NASA has released a stunning 4k video of a flare bursting from the sun that occurred at 8:29 pm EDT on April 17, 2016.

The solar flare was captured by NASA's Solar Dynamics Observatory, which watches the sun constantly and provides astonishing photos and videos of our sun. The flare was classified as an M6.7 class flare. M-class flares are mid-level solar flare about tenth of the size of the most intense flares classified as the X-class flares.

The number provides more information about its strength. An M2 is twice as intense as an M1, an M3 is three times as intense, etc., as reported by NASA.

It occurred on the sun's active region known as Active Region 2529, which contains a large dark spot known as sunspot. Sunspots are evidence of a complex magnetic activity on a certain area in the sun, leading to solar eruptions, or solar flares, that send of light and radiation out into space.

These radiations being sent out by the sun are very harmful to humans, but thanks to the Earth's atmosphere, it never reaches the ground to physically affect us. But if by chance the sun bursts out an intense solar flare, it can bring disturbance in the layer of the atmosphere where GPS communication signals travel.

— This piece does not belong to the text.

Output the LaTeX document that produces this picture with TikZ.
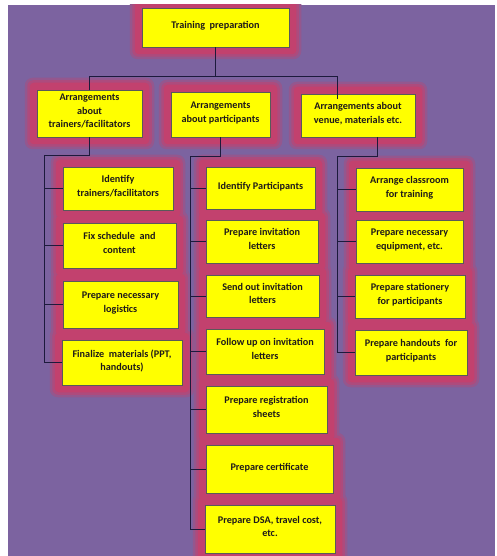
\documentclass[tikz,border=0pt]{standalone}
\usepackage{fontspec}
\setmainfont{Carlito}
\usetikzlibrary{calc,backgrounds}
\definecolor{bgpurple}{HTML}{7C63A0}
\definecolor{glowred}{HTML}{C2416E}
\definecolor{boxyellow}{HTML}{FFFF00}
\definecolor{linecol}{HTML}{1C1A3C}
\definecolor{textcol}{HTML}{1E1A1A}
\pgfdeclarelayer{glowlayer}
\pgfsetlayers{background,glowlayer,main}
\tikzset{
  box/.style={draw=black!65, line width=0.5pt, fill=boxyellow, align=center,
    font=\bfseries\fontsize{10.2}{13.5}\selectfont, text=textcol, inner sep=2pt,
    text depth=5pt},
  conn/.style={draw=linecol, line width=0.9pt},
  glowA/.style={fill=glowred!35!bgpurple, rounded corners=8pt},
  glowB/.style={fill=glowred!70!bgpurple, rounded corners=6pt},
  glowC/.style={fill=glowred, rounded corners=4pt},
}
\begin{document}
\begin{tikzpicture}[x=1pt,y=-1pt]
\useasboundingbox (0,0) rectangle (497,556);
\begin{pgfonlayer}{background}
\fill[white] (0,0) rectangle (497,556);
\fill[bgpurple] (8,5) rectangle (495,556);
\end{pgfonlayer}

\node[box, minimum width=147pt, minimum height=39pt] (top) at (215.5,27.5) {Training\ \ preparation};

\node[box, minimum width=105pt, minimum height=47pt] (A) at (89.5,113.5) {Arrangements\\about\\trainers/facilitators};
\node[box, minimum width=99pt, minimum height=45pt] (B) at (220.5,114.5) {Arrangements\\about participants};
\node[box, minimum width=114pt, minimum height=43pt] (C) at (358,115.5) {Arrangements about\\venue, materials etc.};

\node[box, minimum width=110pt, minimum height=43pt] (a1) at (118,188.5) {Identify\\trainers/facilitators};
\node[box, minimum width=113pt, minimum height=45pt] (a2) at (119.5,245.5) {Fix schedule\ \ and\\content};
\node[box, minimum width=115pt, minimum height=47pt] (a3) at (120.5,304.5) {Prepare necessary\\logistics};
\node[box, minimum width=120pt, minimum height=45pt] (a4) at (122,362.5) {Finalize\ \ materials (PPT,\\handouts)};

\node[box, minimum width=109pt, minimum height=42pt] (b1) at (260.5,188) {Identify Participants};
\node[box, minimum width=112pt, minimum height=43pt] (b2) at (262,241.5) {Prepare invitation\\letters};
\node[box, minimum width=113pt, minimum height=42pt] (b3) at (262.5,296) {Send out invitation\\letters};
\node[box, minimum width=118pt, minimum height=45pt] (b4) at (265,351.5) {Follow up on invitation\\letters};
\node[box, minimum width=121pt, minimum height=47pt] (b5) at (266.5,409.5) {Prepare registration\\sheets};
\node[box, minimum width=127pt, minimum height=48pt] (b6) at (269.5,469) {Prepare certificate};
\node[box, minimum width=130pt, minimum height=48pt] (b7) at (270,529) {Prepare DSA, travel cost,\\etc.};

\node[box, minimum width=107pt, minimum height=43pt] (c1) at (409.5,189.5) {Arrange classroom\\for training};
\node[box, minimum width=107pt, minimum height=43pt] (c2) at (409.5,241.5) {Prepare necessary\\equipment, etc.};
\node[box, minimum width=110pt, minimum height=43pt] (c3) at (410,296.5) {Prepare stationery\\for participants};
\node[box, minimum width=112pt, minimum height=45pt] (c4) at (411,352.5) {Prepare handouts\ \ for\\participants};

\begin{pgfonlayer}{glowlayer}
\begin{scope}
\clip (8,5) rectangle (495,556);
\foreach \n in {top,A,B,C,a1,a2,a3,a4,b1,b2,b3,b4,b5,b6,b7,c1,c2,c3,c4}{
  \fill[glowA] ([shift={(-12pt,12pt)}]\n.north west) rectangle ([shift={(12pt,-12pt)}]\n.south east);
}
\foreach \n in {top,A,B,C,a1,a2,a3,a4,b1,b2,b3,b4,b5,b6,b7,c1,c2,c3,c4}{
  \fill[glowB] ([shift={(-9.5pt,9.5pt)}]\n.north west) rectangle ([shift={(9.5pt,-9.5pt)}]\n.south east);
}
\foreach \n in {top,A,B,C,a1,a2,a3,a4,b1,b2,b3,b4,b5,b6,b7,c1,c2,c3,c4}{
  \fill[glowC] ([shift={(-7pt,7pt)}]\n.north west) rectangle ([shift={(7pt,-7pt)}]\n.south east);
}
\end{scope}
\end{pgfonlayer}

% top level connectors
\coordinate (hl) at (89.5,76);
\coordinate (hr) at (337,76);
\draw[conn] (top.south) -- (top.south |- hl);
\draw[conn] (A.north) |- (hr) -- ($(hr |- C.north)+(0,-5pt)$);

% column A
\coordinate (av) at (44,155);
\draw[conn] (A.south) |- (av) -- (av |- a4.west);
\foreach \n in {a1,a2,a3,a4}{ \draw[conn] (av |- \n.west) -- (\n.west); }

% column B
\coordinate (bv) at (190,156);
\draw[conn] (B.south) |- (bv) -- (bv |- b7.west);
\foreach \n in {b1,b2,b3,b4,b5,b6,b7}{ \draw[conn] (bv |- \n.west) -- (\n.west); }

% column C
\coordinate (cv) at (337,156);
\draw[conn] ([xshift=19pt]C.south) |- (cv) -- (cv |- c4.west);
\foreach \n in {c1,c2,c3,c4}{ \draw[conn] (cv |- \n.west) -- (\n.west); }
\end{tikzpicture}
\end{document}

The flare on April 17 caused a moderate radio blackout during its peak, according to NOAA's Space Weather Prediction Center.

A solar flare occurs when magnetic energy that has built up in the solar atmosphere is suddenly released. It was first observed by Richard C. Carrington and Richard Hodgson on September 1, 1859.

The amount of energy released in a typical solar flare is equivalent to millions of 100-megaton hydrogen bombs exploding simultaneously, while large flares can emit energy up to ten million times greater than the energy release during a volcanic eruption.